Thursday, May 10, 2012

Why I'm Offended by Time Magazine's Breastfeeding Cover

By now, chances are you've seen the new Time Magazine cover featuring a mother breastfeeding her three-year-old son. It certainly seems to be making waves quickly, and leaving more than a usual amount of people in an uproar. I definitely am offended by this cover, but not for the reason you would think.

As you all know, I breastfed Ava until last month, when she was 27 months old. She's 37" tall. Chances are, she wouldn't even need the chair the little boy is standing on to nurse from his mother. So, rest assured, I'm not narrow-minded enough to be offended by the image. What I AM offended by, however, is Time Magazine's blatant use of an innocent image to stir up controversy amongst readers in order to promote an article that has significantly less to do with extended breastfeeding than the cover leads you to believe.
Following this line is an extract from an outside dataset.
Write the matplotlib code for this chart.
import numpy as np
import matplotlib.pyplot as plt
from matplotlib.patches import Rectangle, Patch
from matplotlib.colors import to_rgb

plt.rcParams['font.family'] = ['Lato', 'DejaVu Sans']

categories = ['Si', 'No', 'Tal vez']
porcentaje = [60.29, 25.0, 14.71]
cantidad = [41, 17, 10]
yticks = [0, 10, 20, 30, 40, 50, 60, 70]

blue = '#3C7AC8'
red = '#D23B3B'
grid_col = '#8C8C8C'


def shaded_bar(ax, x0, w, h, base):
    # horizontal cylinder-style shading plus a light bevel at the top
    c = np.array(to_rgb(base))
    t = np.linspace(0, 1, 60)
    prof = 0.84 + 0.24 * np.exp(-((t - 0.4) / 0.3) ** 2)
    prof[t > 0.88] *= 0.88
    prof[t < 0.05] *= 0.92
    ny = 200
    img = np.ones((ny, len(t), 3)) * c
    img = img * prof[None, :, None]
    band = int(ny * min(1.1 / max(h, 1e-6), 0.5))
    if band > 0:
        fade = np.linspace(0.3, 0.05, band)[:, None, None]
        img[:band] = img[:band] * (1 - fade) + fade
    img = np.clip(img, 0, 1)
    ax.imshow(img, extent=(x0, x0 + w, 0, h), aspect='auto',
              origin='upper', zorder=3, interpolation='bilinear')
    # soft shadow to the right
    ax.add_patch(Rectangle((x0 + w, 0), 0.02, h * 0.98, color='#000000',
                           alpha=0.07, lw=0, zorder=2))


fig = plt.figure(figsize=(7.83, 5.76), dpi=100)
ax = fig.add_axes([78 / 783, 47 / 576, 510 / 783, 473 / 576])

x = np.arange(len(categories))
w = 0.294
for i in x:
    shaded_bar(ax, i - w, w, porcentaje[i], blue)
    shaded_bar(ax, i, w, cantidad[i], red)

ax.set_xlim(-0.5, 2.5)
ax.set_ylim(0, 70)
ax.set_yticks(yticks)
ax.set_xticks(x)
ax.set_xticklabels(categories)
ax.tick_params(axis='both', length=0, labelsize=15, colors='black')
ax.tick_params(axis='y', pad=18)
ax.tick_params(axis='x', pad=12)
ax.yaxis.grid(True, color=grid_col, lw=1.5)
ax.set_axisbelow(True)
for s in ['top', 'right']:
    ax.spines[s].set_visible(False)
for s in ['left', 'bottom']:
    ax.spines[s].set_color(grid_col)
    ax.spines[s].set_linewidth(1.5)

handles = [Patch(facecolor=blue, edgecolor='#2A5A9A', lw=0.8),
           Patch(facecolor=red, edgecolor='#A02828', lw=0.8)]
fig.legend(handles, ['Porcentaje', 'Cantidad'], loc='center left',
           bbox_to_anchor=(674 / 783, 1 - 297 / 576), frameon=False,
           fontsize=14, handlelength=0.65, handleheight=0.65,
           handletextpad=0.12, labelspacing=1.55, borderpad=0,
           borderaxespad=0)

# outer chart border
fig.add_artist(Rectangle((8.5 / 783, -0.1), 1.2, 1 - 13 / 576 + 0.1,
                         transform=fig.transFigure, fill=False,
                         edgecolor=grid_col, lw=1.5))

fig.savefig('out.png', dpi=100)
To make matters worse, the caption accompanying the photo, asking, "Are you mom enough?" is additionally offensive to me. When your sole purpose is to examine attachment parenting and - at least based upon the little bit of the article you can read without being a subscriber until the print version hits newsstands on May 21 - paint it in a negative light based on extremist views, the last thing you should do is attempt to pit mothers against one another based on their parenting philosophies (and based upon their feelings on breastfeeding, whether extended or not).
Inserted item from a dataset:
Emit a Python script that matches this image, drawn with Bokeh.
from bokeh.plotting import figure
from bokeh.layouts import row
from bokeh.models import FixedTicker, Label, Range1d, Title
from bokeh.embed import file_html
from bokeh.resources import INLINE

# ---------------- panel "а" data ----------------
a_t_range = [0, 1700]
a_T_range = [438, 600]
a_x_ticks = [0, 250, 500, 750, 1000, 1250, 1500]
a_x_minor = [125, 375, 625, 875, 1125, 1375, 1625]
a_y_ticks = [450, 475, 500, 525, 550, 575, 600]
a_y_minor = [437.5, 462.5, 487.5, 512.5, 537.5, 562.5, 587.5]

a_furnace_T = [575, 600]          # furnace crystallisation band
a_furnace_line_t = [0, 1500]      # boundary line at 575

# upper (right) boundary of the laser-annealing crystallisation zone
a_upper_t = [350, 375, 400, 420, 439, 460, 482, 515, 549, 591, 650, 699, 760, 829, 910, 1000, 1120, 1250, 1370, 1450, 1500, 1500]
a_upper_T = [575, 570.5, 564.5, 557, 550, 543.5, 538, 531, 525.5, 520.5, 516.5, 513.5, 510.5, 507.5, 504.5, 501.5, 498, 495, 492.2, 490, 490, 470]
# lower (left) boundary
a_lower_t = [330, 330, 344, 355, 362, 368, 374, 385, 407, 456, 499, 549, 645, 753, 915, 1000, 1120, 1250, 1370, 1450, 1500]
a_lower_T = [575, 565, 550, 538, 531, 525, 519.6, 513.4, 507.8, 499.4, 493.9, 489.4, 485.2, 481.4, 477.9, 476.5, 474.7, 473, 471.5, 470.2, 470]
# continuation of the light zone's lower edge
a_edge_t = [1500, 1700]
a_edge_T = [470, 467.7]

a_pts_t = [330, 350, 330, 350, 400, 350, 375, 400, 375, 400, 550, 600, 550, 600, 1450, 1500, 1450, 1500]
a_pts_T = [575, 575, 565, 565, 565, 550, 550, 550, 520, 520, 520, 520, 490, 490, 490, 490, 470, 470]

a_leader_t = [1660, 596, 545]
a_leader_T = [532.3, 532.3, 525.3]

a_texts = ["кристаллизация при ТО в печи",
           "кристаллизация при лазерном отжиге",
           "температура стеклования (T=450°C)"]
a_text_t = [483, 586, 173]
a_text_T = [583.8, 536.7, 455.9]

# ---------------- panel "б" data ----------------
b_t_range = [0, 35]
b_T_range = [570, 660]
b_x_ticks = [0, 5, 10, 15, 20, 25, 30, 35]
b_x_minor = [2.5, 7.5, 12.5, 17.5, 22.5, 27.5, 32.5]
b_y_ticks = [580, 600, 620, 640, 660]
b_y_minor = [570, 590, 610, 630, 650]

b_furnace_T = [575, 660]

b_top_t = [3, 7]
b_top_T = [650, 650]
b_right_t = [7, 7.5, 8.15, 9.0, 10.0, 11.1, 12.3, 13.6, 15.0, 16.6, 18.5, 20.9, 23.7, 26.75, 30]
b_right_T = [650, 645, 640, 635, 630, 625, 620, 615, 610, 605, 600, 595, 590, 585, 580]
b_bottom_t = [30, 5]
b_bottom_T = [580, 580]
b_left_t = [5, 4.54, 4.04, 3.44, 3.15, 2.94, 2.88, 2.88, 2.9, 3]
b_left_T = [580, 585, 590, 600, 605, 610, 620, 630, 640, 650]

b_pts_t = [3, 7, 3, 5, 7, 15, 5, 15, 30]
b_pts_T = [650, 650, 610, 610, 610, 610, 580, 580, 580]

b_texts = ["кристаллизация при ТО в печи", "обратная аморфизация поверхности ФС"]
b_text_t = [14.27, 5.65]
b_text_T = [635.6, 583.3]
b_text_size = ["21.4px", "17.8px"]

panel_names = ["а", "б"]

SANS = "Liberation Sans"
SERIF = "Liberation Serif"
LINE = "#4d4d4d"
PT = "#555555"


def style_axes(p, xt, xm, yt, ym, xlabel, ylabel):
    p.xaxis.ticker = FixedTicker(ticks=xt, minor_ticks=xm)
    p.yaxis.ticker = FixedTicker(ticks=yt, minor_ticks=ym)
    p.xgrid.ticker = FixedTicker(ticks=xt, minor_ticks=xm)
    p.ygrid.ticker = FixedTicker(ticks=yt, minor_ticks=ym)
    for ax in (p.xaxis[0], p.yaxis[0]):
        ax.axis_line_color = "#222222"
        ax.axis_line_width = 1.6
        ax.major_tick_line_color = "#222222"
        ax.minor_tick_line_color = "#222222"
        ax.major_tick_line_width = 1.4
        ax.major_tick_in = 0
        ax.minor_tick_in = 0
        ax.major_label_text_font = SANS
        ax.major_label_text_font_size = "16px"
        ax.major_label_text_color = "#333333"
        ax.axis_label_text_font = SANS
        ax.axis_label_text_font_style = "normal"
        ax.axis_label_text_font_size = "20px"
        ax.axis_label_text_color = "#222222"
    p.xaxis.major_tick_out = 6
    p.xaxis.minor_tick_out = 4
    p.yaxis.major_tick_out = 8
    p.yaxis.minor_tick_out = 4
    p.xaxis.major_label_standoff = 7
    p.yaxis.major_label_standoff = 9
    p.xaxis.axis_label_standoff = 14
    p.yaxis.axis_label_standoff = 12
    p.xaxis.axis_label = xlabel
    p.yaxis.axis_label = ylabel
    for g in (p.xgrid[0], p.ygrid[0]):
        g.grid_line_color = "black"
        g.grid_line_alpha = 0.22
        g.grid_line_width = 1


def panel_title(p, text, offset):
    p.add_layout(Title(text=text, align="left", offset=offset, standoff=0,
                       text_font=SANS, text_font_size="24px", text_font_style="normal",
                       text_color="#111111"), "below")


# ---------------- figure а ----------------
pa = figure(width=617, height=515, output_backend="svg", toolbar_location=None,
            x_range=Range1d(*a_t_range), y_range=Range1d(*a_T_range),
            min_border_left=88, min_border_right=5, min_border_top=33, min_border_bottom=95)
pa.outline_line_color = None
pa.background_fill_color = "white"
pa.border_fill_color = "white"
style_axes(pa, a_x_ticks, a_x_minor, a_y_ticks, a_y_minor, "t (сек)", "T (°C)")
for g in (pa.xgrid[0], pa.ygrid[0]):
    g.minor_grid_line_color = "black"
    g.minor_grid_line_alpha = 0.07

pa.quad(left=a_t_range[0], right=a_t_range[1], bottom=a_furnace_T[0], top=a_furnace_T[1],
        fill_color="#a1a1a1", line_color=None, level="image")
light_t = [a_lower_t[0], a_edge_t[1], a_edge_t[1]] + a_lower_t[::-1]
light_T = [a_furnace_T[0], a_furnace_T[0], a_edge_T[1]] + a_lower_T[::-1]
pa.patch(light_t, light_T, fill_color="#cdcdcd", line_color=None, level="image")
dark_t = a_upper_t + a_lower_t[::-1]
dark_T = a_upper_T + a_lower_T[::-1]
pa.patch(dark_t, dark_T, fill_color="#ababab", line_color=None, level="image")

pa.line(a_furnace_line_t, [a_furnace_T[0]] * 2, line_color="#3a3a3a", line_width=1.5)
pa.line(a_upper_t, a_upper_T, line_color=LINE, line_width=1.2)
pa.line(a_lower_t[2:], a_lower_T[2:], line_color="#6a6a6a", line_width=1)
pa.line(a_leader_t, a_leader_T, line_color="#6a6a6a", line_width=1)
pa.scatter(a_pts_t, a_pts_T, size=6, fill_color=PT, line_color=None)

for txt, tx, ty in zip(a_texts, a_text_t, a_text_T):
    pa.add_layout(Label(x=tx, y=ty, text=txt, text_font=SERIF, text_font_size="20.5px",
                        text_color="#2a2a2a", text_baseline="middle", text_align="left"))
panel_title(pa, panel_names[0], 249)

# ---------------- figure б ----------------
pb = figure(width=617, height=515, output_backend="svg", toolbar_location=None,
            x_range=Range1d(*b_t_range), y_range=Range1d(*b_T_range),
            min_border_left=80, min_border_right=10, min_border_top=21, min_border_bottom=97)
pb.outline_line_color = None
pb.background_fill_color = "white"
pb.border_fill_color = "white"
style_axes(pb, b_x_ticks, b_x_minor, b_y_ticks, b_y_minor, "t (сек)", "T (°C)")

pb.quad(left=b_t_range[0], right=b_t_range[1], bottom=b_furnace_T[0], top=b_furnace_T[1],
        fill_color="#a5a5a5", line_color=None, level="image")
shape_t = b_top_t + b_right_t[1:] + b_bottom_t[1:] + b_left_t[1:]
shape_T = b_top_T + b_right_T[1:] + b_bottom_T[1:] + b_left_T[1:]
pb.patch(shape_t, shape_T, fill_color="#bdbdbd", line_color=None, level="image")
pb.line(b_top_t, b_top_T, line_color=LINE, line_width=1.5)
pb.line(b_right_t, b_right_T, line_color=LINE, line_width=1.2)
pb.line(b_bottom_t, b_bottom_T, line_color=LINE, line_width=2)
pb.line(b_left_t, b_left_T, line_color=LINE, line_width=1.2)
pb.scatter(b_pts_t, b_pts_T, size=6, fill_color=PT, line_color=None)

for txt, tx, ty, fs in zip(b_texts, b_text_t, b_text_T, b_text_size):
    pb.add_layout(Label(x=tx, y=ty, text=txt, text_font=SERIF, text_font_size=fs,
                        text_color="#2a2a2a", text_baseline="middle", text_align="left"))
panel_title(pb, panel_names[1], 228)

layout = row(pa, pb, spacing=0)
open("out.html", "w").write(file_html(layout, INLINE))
Shame on you, Time Magazine. You present what appears to be (again, based on what little you can read of the article at this point in time) a narrow idea about attachment parenting, with a focus on the most extreme tenants and observers of the philosophy. I would comfortably say that I most closely follow along with attachment parenting (we extended breastfed, Ava co-slept/sleeps, and we use gentle methods of guidance to discipline), but do I feel it takes away from my ability to be a woman? Or to be someone outside of a mother? Absolutely not. There are plenty of people who subscribe to an attachment parenting school of thought that do so moderately, and presenting the argument that it is potentially bad for the family is small-minded and potentially harmful.

What do YOU think about the Time Magazine breastfeeding cover? The image? The article? Do you agree about the way the information is presented?